The Asia and Pacific region grew 13.8% to $11.22 billion, or 13.5% of the total vs. 13.3% in 2002. This growth exceeded the 7.8% growth of the region's dominant currency, the Japanese yen, against the dollar, but not by much. Media spending in Japan actually declined for the third consecutive year in 2003. Dentsu, the region's largest advertiser, attributed Japan's 2003 ad decline to the war in Iraq, the outbreak of SARS, concerns over the stability of Japan's financial system and a comparison to 2002 ad dollars packed with FIFA World Cup soccer largess.

China fuels the region
Asia and Pacific's emerging Chinese economy largely drove up that region's total. Gross ad spending for China was up 64% in 2003, giving credence to the recent statement by Omnicom Group's CEO John Wren regarding Omnicom's third-quarter 2004 results: "The only region that's a keen interest to me is Asia -- China," he said. "It's business as usual other than that."

The U.S. is sole base of operations for 47 of the Top 100 marketers, with 11 headquartered in New York. Japan was second with 16 marketers on the list, nine centered in Toyko. France had eight, all based in Paris, and Germany claimed 10.

The personal-care category among the Top 100 abetted the group's double-digit growth. The category grew to $15.29 billion in media, up 22.8%, accounting for almost one-fifth of total media spending. Telecommunications, retail and financial also grew 20%-plus, although volume levels were much smaller than for personal care. Autos drew the most dollars -- $20.93 billion -- but not the growth, only 8.8%.

P&G's 16 global brands
Among its brand powerhouse, P&G markets 16 global brands, each generating $1 billion or more in sales. P&G added Wella, Head & Shoulders and Actonel osteoporosis drug to its billion-dollar list in its fiscal 2004. The 16, led by Pampers, claimed $30 billion of P&G's $51.4 billion in 2004 worldwide sales. Unilever pulled 1 billion euro or more from each of 12 global megabrands led by Dove, which grew 21% in sales as Unilever advanced 6.2% to $48.73 billion in worldwide sales.

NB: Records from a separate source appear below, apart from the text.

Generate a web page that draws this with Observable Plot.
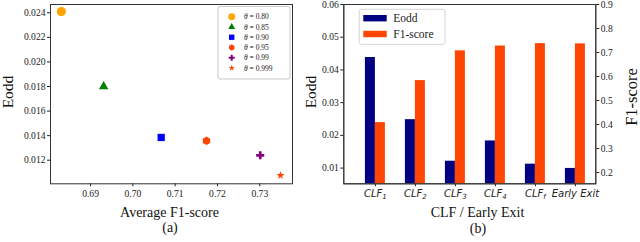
<!DOCTYPE html>
<html><head><meta charset="utf-8">
<script src="https://cdn.jsdelivr.net/npm/d3@7"></script>
<script src="https://cdn.jsdelivr.net/npm/@observablehq/plot@0.6"></script>
<style>
body{margin:0;background:#fff;}
#wrap{position:relative;width:640px;height:242px;overflow:hidden;font-family:"Liberation Serif",serif;color:#111;}
#wrap svg{position:absolute;top:0;}
.lab{position:absolute;white-space:nowrap;transform:translate(-50%,-50%);line-height:1;}
.rot{transform:translate(-50%,-50%) rotate(-90deg);}
</style></head><body><div id="wrap"></div>
<script>
// ---- data: panel (a)
const thetas = ["0.80","0.85","0.90","0.95","0.99","0.999"];
const avgF1 = [0.6831,0.6931,0.7067,0.7174,0.7301,0.7349];
const eoddA = [0.0241,0.0180,0.01385,0.01358,0.0124,0.01076];
const xTicksA = [0.69,0.70,0.71,0.72,0.73];
const yTicksA = [0.012,0.014,0.016,0.018,0.020,0.022,0.024];
// ---- data: panel (b)
const clfs = ["CLF_1","CLF_2","CLF_3","CLF_4","CLF_f","Early Exit"];
const eoddB = [0.0438,0.0248,0.0121,0.0183,0.0112,0.0099];
const f1B = [0.408,0.583,0.707,0.727,0.737,0.736];
const yTicksB = [0.01,0.02,0.03,0.04,0.05,0.06];
const y2TicksB = [0.2,0.3,0.4,0.5,0.6,0.7,0.8,0.9];

const wrap = document.getElementById("wrap");
const SERIF = '"Liberation Serif", serif';
const baseStyle = {fontFamily:SERIF, fontSize:"9.6px", background:"transparent", color:"#222", overflow:"visible"};
const tickFont = {fontFamily:SERIF, fontSize:9.6, fill:"#222"};

// ---- panel (a)
const symA = ["circle","triangle","square","hexagon","cross","star"];
const colA = ["#FFA500","#008000","#0000FF","#FF4500","#800080","#FF4500"];
const rA = [4.6,3.5,4.1,3.7,3.4,2.6];
const pointsA = thetas.map((t,i)=>({theta:t, f1:avgF1[i], eodd:eoddA[i]}));
const plotA = Plot.plot({
  width:320, height:242, marginLeft:50, marginRight:28, marginTop:4, marginBottom:58.7,
  style: baseStyle,
  x:{domain:[0.68054,0.73773]}, y:{domain:[0.010078,0.024676]},
  symbol:{domain:thetas, range:symA}, color:{domain:thetas, range:colA},
  r:{type:"linear", domain:[0,10], range:[0,10]},
  marks:[
    Plot.axisX({ticks:xTicksA, tickFormat:d3.format(".2f"), tickSize:3, tickPadding:3, label:null, ...tickFont}),
    Plot.axisY({ticks:yTicksA, tickFormat:d3.format(".3f"), tickSize:3, tickPadding:2, label:null, ...tickFont}),
    Plot.dot(pointsA,{x:"f1", y:"eodd", symbol:"theta", fill:"theta", r:d=>rA[thetas.indexOf(d.theta)], stroke:"none"}),
    Plot.frame({stroke:"#333"})
  ]
});
plotA.style.left = "0px";
wrap.appendChild(plotA);

// ---- panel (b)
const barsB = clfs.map((c,i)=>({i, c, eodd:eoddB[i], f1:f1B[i]}));
const xDomB = [-0.79, 5.51];
const yDomB = [0.0052, 0.06];
const y2DomB = [0.153, 0.9];
const bw = 0.25;
const dimsB = {width:320, height:242, marginLeft:23.3, marginRight:44.7, marginTop:4, marginBottom:58.7, style: baseStyle};
const plotB1 = Plot.plot({...dimsB,
  x:{domain:xDomB}, y:{domain:yDomB},
  marks:[
    Plot.rectY(barsB,{x1:d=>d.i-bw, x2:d=>d.i, y1:yDomB[0], y2:"eodd", fill:"#000080"}),
    Plot.axisX({ticks:d3.range(clfs.length), tickFormat:i=>clfs[i], fontStyle:"italic", fontSize:10, fill:"#222", tickSize:3, tickPadding:3, label:null}),
    Plot.axisY({ticks:yTicksB, tickFormat:d3.format(".2f"), tickSize:3, tickPadding:2, label:null, ...tickFont}),
    Plot.frame({stroke:"#333"})
  ]});
const plotB2 = Plot.plot({...dimsB,
  x:{domain:xDomB, axis:null}, y:{domain:y2DomB},
  marks:[
    Plot.rectY(barsB,{x1:d=>d.i, x2:d=>d.i+bw, y1:y2DomB[0], y2:"f1", fill:"#FF4500"}),
    Plot.axisY({anchor:"right", ticks:y2TicksB, tickFormat:d3.format(".1f"), tickSize:3, tickPadding:2, label:null, ...tickFont}),
    Plot.frame({stroke:"#333"})
  ]});
plotB1.style.left = "320px"; plotB2.style.left = "320px";
wrap.appendChild(plotB1); wrap.appendChild(plotB2);

// serif for numeric tick labels; italic sans with subscripts for category labels
[plotA, plotB1, plotB2].forEach(p => {
  d3.select(p).selectAll("text").each(function(){
    const t = this.textContent;
    const isCat = clfs.includes(t);
    this.style.fontFamily = isCat ? '"DejaVu Sans", sans-serif' : SERIF;
    if (isCat) { this.style.fontStyle = "italic"; this.style.fontSize = "10px"; }
    else this.style.fontSize = "9.6px";
    if (t.includes("_")) {
      const [base, sub] = t.split("_");
      this.textContent = "";
      d3.select(this).append("tspan").text(base);
      d3.select(this).append("tspan").attr("font-size","7px").attr("dy","0.25em").text(sub);
    }
  });
});

// ---- legends overlay
const ov = d3.select(wrap).append("svg").attr("width",640).attr("height",242).style("left","0px").style("pointer-events","none");
const sqrt4_3 = 2/Math.sqrt(3);
const symbolHexagon = {draw(ctx,size){const rx=Math.sqrt(size/Math.PI), ry=rx*sqrt4_3, hy=ry/2;
  ctx.moveTo(0,ry);ctx.lineTo(rx,hy);ctx.lineTo(rx,-hy);ctx.lineTo(0,-ry);ctx.lineTo(-rx,-hy);ctx.lineTo(-rx,hy);ctx.closePath();}};
const symMap = {circle:d3.symbolCircle, triangle:d3.symbolTriangle, square:d3.symbolSquare, hexagon:symbolHexagon, cross:d3.symbolCross, star:d3.symbolStar};
ov.append("rect").attr("x",218).attr("y",6.5).attr("width",72).attr("height",72.5).attr("rx",2)
  .attr("fill","#fff").attr("stroke","#bbb").attr("stroke-width",0.8);
thetas.forEach((t,i)=>{
  const y = 16.7 + i*10.27;
  const r = rA[i]*0.74;
  ov.append("path").attr("d", d3.symbol(symMap[symA[i]], Math.PI*r*r)()).attr("transform",`translate(231.7,${y})`).attr("fill",colA[i]);
  const tx = ov.append("text").attr("x",244).attr("y",y+2.6).style("font-size","7.5px").attr("fill","#222").style("font-family",SERIF);
  tx.append("tspan").attr("font-style","italic").text("θ");
  tx.append("tspan").text(" = " + t);
});
ov.append("rect").attr("x",359.3).attr("y",9.3).attr("width",85.7).attr("height",35).attr("rx",2)
  .attr("fill","#fff").attr("stroke","#ccc").attr("stroke-width",0.8);
[["Eodd","#000080",15],["F1-score","#FF4500",30.8]].forEach(([name,c,y])=>{
  ov.append("rect").attr("x",363.3).attr("y",y).attr("width",23.4).attr("height",6.4).attr("fill",c);
  ov.append("text").attr("x",393.3).attr("y",y+7.2).style("font-size","11.5px").attr("fill","#222").style("font-family",SERIF).text(name);
});

// ---- axis labels and captions
function lab(text,x,y,size,rot){
  const d=document.createElement("div"); d.className="lab"+(rot?" rot":""); d.textContent=text;
  d.style.left=x+"px"; d.style.top=y+"px"; d.style.fontSize=size+"px"; wrap.appendChild(d);
}
lab("Eodd",7.5,92,15.5,true);
lab("Average F1-score",169.5,212.5,14);
lab("(a)",170,228,14);
lab("Eodd",311,92,15.5,true);
lab("F1-score",632,97,16.5,true);
lab("CLF / Early Exit",477.5,213,14);
lab("(b)",478,228.5,14);
</script></body></html>
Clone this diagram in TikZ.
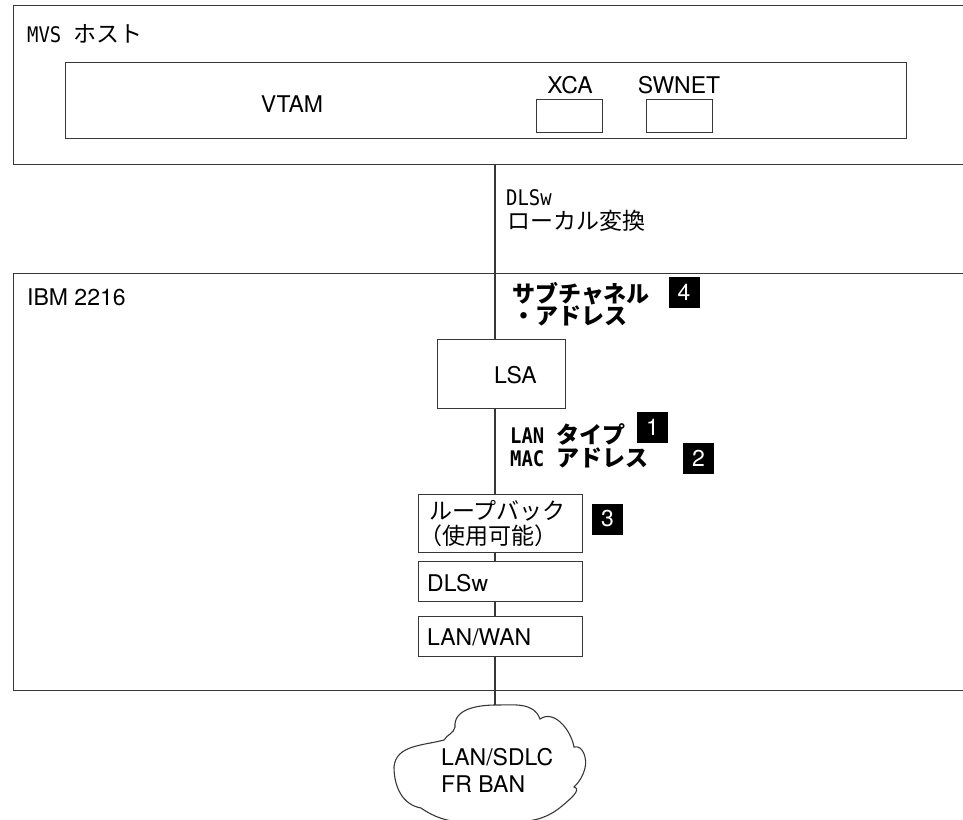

Growth in worldwide spending this year is likely to be relatively flat because of the continued decline in the dollar and slow recovery in Europe. "If industry growth rates are 3% to 4% this year, then they are likely to be 2% to 3% next year," Martin Sorrell, group chief executive at WPP Group, noted in WPP financial documents. His projections took into account that 2005 would be void of the heavy ad stimuli accompanying this year's U.S. presidential election, the Olympic Games and European Championship football.

520 ad accounts
In a companion study showing global brand assignments by country for the world's 22 multinational agency networks, these networks report 520 accounts, representing 9,894 assignments. Ad Age's "global" criteria requires that an account be held in at least five countries (each being an assignment) outside the U.S.

These 520 accounts represent 285 parent companies, basically the scope of global marketing given the fact multinational networks in the study dominate the global ad business. In Ad Age's Agency Report, these networks accounted for about 65% of global media/advertising revenue.

Unilever's 26 accounts with 660 assignments -- largest among marketers -- were spread across Ogilvy & Mather Worldwide, Bartle Bogle Hegarty, Lowe & Partners Worldwide, McCann Erickson Worldwide, J. Walter Thompson Co., Grey Worldwide, DDB Worldwide and Red Cell.

The multinational networks basically are servicing the same number of global account as last year, although the mix is slightly different. Only seven networks currently hold fewer accounts than this time a year ago.